* [DATA EXCERPT]:

((

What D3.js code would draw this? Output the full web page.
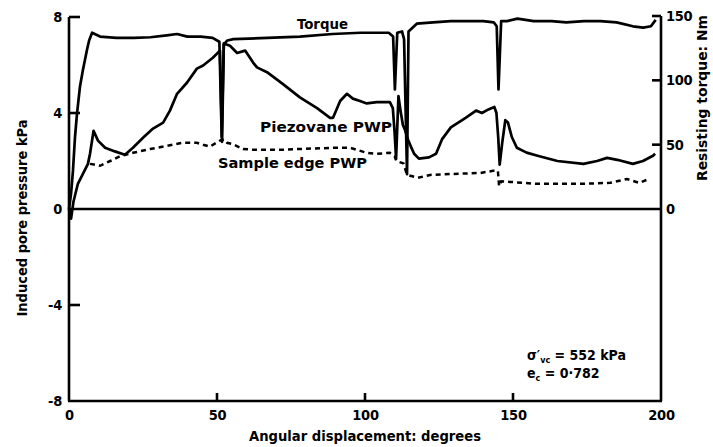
<!DOCTYPE html>
<html>
<head>
<meta charset="utf-8">
<script src="https://cdn.jsdelivr.net/npm/d3@7"></script>
<style>
  html, body { margin: 0; padding: 0; background: #fff; }
  svg text { font-family: "DejaVu Sans Condensed", "Liberation Sans", Arial, sans-serif; font-weight: bold; fill: #000; }
</style>
</head>
<body>
<svg id="chart" width="713" height="447"></svg>
<script>
// Angular displacement (degrees) and resisting torque (Nm)
const torqueDeg = [0, 0.7, 1.35, 2.0, 2.7, 3.7, 4.7, 6.1, 6.8, 7.8, 10.5, 16, 22, 27.5, 33, 36.5, 40, 44.5, 48.5, 50.8, 51.6, 52.3, 53.5, 55.5, 67, 78, 89, 98.5, 106, 108, 109.5, 110.1, 110.9, 112.5, 113.2, 114.2, 114.7, 117.5, 123, 129, 140, 143.5, 144.5, 145.1, 146, 148, 151.5, 157, 163, 168, 174, 179.5, 185, 190.5, 194, 196.6, 198.2];
const torqueNm  = [0, 12, 30, 55, 74, 95, 108, 124, 131, 137, 134, 133, 133, 133.5, 135, 136, 134, 134, 133, 130, 56, 128, 131, 132, 133, 134, 136, 137, 137, 137, 134, 93, 137, 138, 132, 27, 138, 144, 145, 146, 146, 145, 142, 93, 146, 146, 148, 146, 146, 145, 146, 146, 145, 142, 141, 142, 147];

// Piezovane pore water pressure (kPa)
const piezoDeg = [0, 0.7, 1.5, 3, 4.7, 6.4, 7.1, 8.3, 9.8, 12.2, 15.5, 18.9, 21.6, 25, 28.4, 31.8, 34.1, 36.5, 39.9, 43.2, 45.3, 48.6, 51, 51.7, 52.3, 54.4, 56.8, 59.5, 62.2, 63.5, 66.9, 72.3, 78, 83.8, 88.2, 89.2, 91.6, 93.9, 95.9, 98.3, 100.6, 104, 108.4, 109.4, 110, 110.5, 111.3, 112, 112.8, 113.5, 114.5, 115.5, 116.6, 118.2, 121.6, 124, 126, 129, 134, 137.5, 139.5, 141.7, 143.7, 144.4, 145, 145.5, 146.4, 147.4, 148.3, 149.6, 151.3, 154.6, 158.3, 165, 173.8, 178.4, 181.8, 185.2, 190.5, 193.9, 197.3, 198];
const piezoKPa = [0, -0.4, 0.3, 1.05, 1.46, 1.88, 2.3, 3.26, 2.85, 2.55, 2.4, 2.26, 2.55, 2.97, 3.35, 3.6, 4.1, 4.8, 5.27, 5.85, 5.98, 6.3, 6.6, 2.8, 6.9, 6.8, 6.5, 6.6, 6.1, 5.9, 5.7, 5.2, 4.65, 4.2, 3.8, 3.8, 4.5, 4.8, 4.6, 4.5, 4.4, 4.45, 4.45, 4.2, 3.2, 2.1, 4.7, 4.1, 3.5, 3.3, 2.9, 2.6, 2.3, 2.1, 2.15, 2.3, 2.9, 3.4, 3.8, 4.1, 4.0, 4.15, 4.25, 4.0, 3.0, 1.85, 2.8, 3.7, 3.6, 3.0, 2.55, 2.35, 2.22, 2.0, 1.88, 2.0, 2.13, 2.05, 1.88, 2.0, 2.22, 2.3];

// Sample edge pore water pressure (kPa), dashed once it leaves the piezovane trace
const edgeDeg = [7.1, 8.4, 10.5, 13.9, 17.2, 21.6, 27.4, 33.1, 38.5, 43.2, 45.3, 47.6, 51, 52.4, 53.4, 55.4, 58.8, 62.2, 72.3, 78, 89.2, 95, 100.6, 104, 108.4, 110, 110.6, 113, 114, 114.9, 117.9, 122, 129.7, 138.9, 143.2, 144.9, 145.3, 146, 149, 158, 162, 173.8, 182.8, 188.5, 192.6, 196];
const edgeKPa = [1.88, 1.85, 1.8, 2.0, 2.2, 2.34, 2.5, 2.63, 2.76, 2.76, 2.68, 2.6, 2.85, 2.9, 2.76, 2.7, 2.5, 2.47, 2.47, 2.5, 2.55, 2.55, 2.34, 2.3, 2.34, 2.2, 2.0, 1.9, 1.5, 1.4, 1.3, 1.42, 1.46, 1.5, 1.59, 1.59, 0.95, 1.15, 1.13, 1.05, 1.05, 1.05, 1.09, 1.25, 1.09, 1.25];

const xTicks = [0, 50, 100, 150, 200];
const leftTicks = [-8, -4, 0, 4, 8];
const rightTicks = [0, 50, 100, 150];

const svg = d3.select("#chart");

const x = d3.scaleLinear().domain([0, 200]).range([69, 661]);
const yL = d3.scaleLinear().domain([-8, 8]).range([401, 17]);
const yR = d3.scaleLinear().domain([0, 150]).range([yL(0), yL(8) - 1]);

const axisStroke = 2.6;
const tickFont = "14.5px";

function styleAxis(g) {
  g.selectAll("path.domain").remove();
  g.selectAll(".tick line").remove();
  g.selectAll(".tick text").style("font-size", tickFont).style("letter-spacing", "-0.3px");
}

// Frame lines: left, bottom, right (the right one runs the full height)
svg.append("line").attr("x1", x(0)).attr("x2", x(0)).attr("y1", yL(8)).attr("y2", yL(-8))
  .attr("stroke", "#000").attr("stroke-width", axisStroke);
svg.append("line").attr("x1", x(0) - 1).attr("x2", x(200) + 1).attr("y1", yL(-8)).attr("y2", yL(-8))
  .attr("stroke", "#000").attr("stroke-width", axisStroke);
svg.append("line").attr("x1", x(200)).attr("x2", x(200)).attr("y1", yR(150)).attr("y2", yL(-8))
  .attr("stroke", "#000").attr("stroke-width", axisStroke);
// Zero line
svg.append("line").attr("x1", x(0)).attr("x2", x(200)).attr("y1", yL(0)).attr("y2", yL(0))
  .attr("stroke", "#000").attr("stroke-width", 2.4);

// Axis labels
const gLeft = svg.append("g").attr("transform", `translate(${x(0)},0)`)
  .call(d3.axisLeft(yL).tickValues(leftTicks).tickSize(0).tickPadding(7)
    .tickFormat(d => d < 0 ? "-" + Math.abs(d) : String(d)));
styleAxis(gLeft);

const gBottom = svg.append("g").attr("transform", `translate(0,${yL(-8)})`)
  .call(d3.axisBottom(x).tickValues(xTicks).tickSize(0).tickPadding(9).tickFormat(d3.format("d")));
styleAxis(gBottom);

const gRight = svg.append("g").attr("transform", `translate(${x(200)},0)`)
  .call(d3.axisRight(yR).tickValues(rightTicks).tickSize(0).tickPadding(5).tickFormat(d3.format("d")));
styleAxis(gRight);

// Inward tick marks
svg.append("g").selectAll("line").data(leftTicks.filter(d => d !== 0 && d !== -8)).join("line")
  .attr("x1", x(0)).attr("x2", x(0) + 11).attr("y1", d => yL(d)).attr("y2", d => yL(d))
  .attr("stroke", "#000").attr("stroke-width", 2.6);
svg.append("g").selectAll("line").data(xTicks.filter(d => d > 0 && d < 200)).join("line")
  .attr("x1", d => x(d)).attr("x2", d => x(d)).attr("y1", yL(-8)).attr("y2", yL(-8) - 8)
  .attr("stroke", "#000").attr("stroke-width", 2.6);
svg.append("g").selectAll("line").data(rightTicks.filter(d => d > 0)).join("line")
  .attr("x1", x(200)).attr("x2", x(200) - 9).attr("y1", d => yR(d)).attr("y2", d => yR(d))
  .attr("stroke", "#000").attr("stroke-width", 2.6);

// Curves
const line = d3.line().x(d => x(d[0])).y(d => d[1]);

svg.append("path")
  .datum(torqueDeg.map((d, i) => [d, yR(torqueNm[i])]))
  .attr("d", line).attr("fill", "none").attr("stroke", "#000")
  .attr("stroke-width", 2.7).attr("stroke-linejoin", "round");

svg.append("path")
  .datum(piezoDeg.map((d, i) => [d, yL(piezoKPa[i])]))
  .attr("d", line).attr("fill", "none").attr("stroke", "#000")
  .attr("stroke-width", 2.7).attr("stroke-linejoin", "round");

svg.append("path")
  .datum(edgeDeg.map((d, i) => [d, yL(edgeKPa[i])]))
  .attr("d", line).attr("fill", "none").attr("stroke", "#000")
  .attr("stroke-width", 2.5).attr("stroke-dasharray", "5,4");

// Curve labels
function label(txt, cx, cy, size, len) {
  return svg.append("text").attr("x", cx).attr("y", cy)
    .style("font-size", size)
    .attr("textLength", len).attr("lengthAdjust", "spacingAndGlyphs")
    .text(txt);
}
label("Torque", 297, 29, "13.5px", 51);
label("Piezovane PWP", 260, 132, "13.5px", 132);
label("Sample edge PWP", 218, 168, "13.5px", 149);

// Axis titles
svg.append("text").attr("x", (x(0) + x(200)) / 2).attr("y", 441)
  .attr("text-anchor", "middle").style("font-size", "13.5px")
  .attr("textLength", 232).attr("lengthAdjust", "spacingAndGlyphs")
  .text("Angular displacement: degrees");

svg.append("text").attr("transform", "translate(27,218) rotate(-90)")
  .attr("text-anchor", "middle").style("font-size", "13.5px")
  .attr("textLength", 197).attr("lengthAdjust", "spacingAndGlyphs")
  .text("Induced pore pressure kPa");

svg.append("text").attr("transform", "translate(707,98) rotate(-90)")
  .attr("text-anchor", "middle").style("font-size", "13.5px")
  .attr("textLength", 166).attr("lengthAdjust", "spacingAndGlyphs")
  .text("Resisting torque: Nm");

// Test conditions
const t1 = svg.append("text").attr("x", 527).attr("y", 360).style("font-size", "14px");
t1.append("tspan").text("σ′");
t1.append("tspan").attr("dy", 3).style("font-size", "9px").text("vc");
t1.append("tspan").attr("dy", -3).text(" = 552 kPa");

const t2 = svg.append("text").attr("x", 527).attr("y", 378).style("font-size", "14px");
t2.append("tspan").text("e");
t2.append("tspan").attr("dy", 3).style("font-size", "9px").text("c");
t2.append("tspan").attr("dy", -3).text(" = 0·782");
</script>
</body>
</html>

))

Extract every line that has the string "full" in it.

* [FINISHED ANSWER]:
What D3.js code would draw this? Output the full web page.
// Frame lines: left, bottom, right (the right one runs the full height)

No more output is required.